I brought up news stories about former NSA Director Keith Alexander getting paid $600,000 a month (!) as a cyber-security consultant to corporations in the financial industry. Let's assume that Alexander is an honest guy, I said. Still, that's an eye-popping salary. Should we be worried that high-ranking people with security clearances are monetizing their access to classified information or even selling it to corporations that hire them? Would he worry if he heard this about a retiring NSA director a couple administrations from now? After all, if they were profiting by revealing classified material to corporate clients, how would one even catch them doing it? As a former national-security official who is now a principal at The Chertoff Group, I figured he would at least have an opinion.
He was happy to respond.
Hayden agreed that, in theory, one might legitimately worry about that, but quickly assured me that as someone who knows Alexander he can vouch for his character, even if he didn't expect a journalist who didn't know him to treat that as persuasive. He also said that he purposely refrains from getting classified updates from national-security agencies while working in private industry, and that something he knows about the NSA, but that I don't, would assuage some of my concerns.

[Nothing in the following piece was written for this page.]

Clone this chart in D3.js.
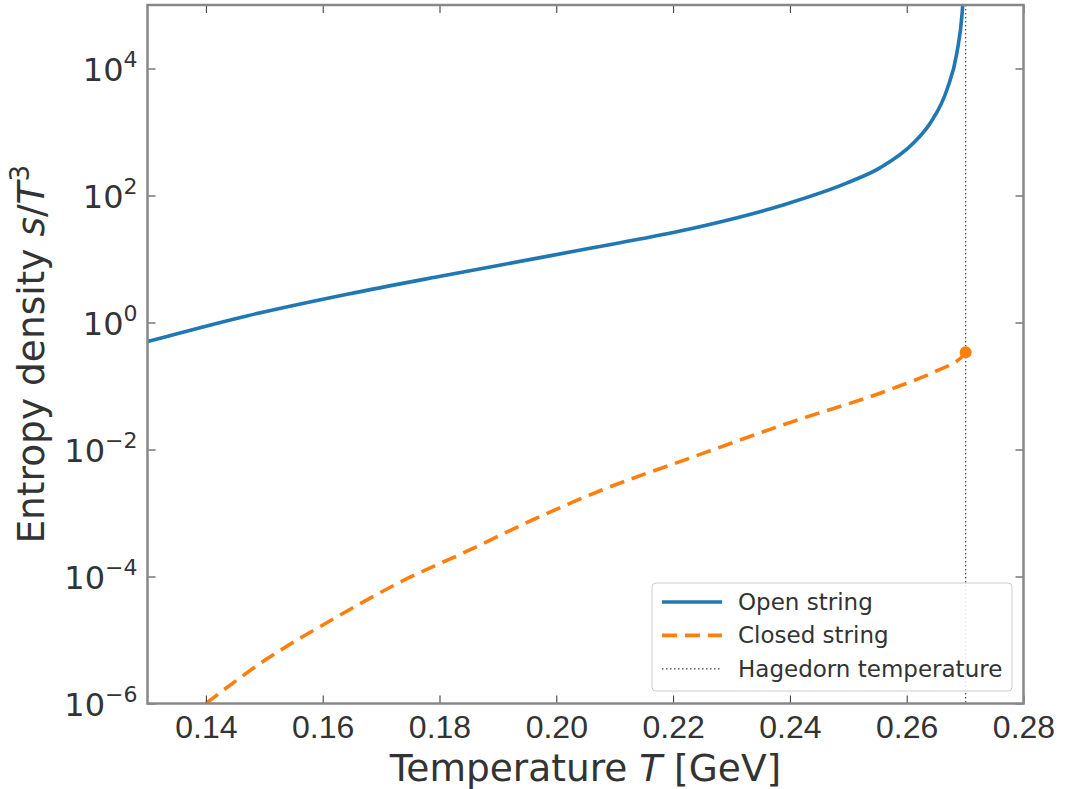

He went on to explain that one reason corporations find it valuable to hire consultants with security clearances is their ability to speak openly with other cleared people within the corporation. With that, it was time to let the next person ask their question. Had there been more time, I might have asked whether he believes CIA agents have a moral obligation to become whistleblowers if they witness illegal or unconstitutional behavior, as I believe the Founders would demand of patriots. Amiable to the end, Hayden handed me a business card as I departed. "Keep in touch," he said. "I read your stuff. It's everyday on the CIA press clips."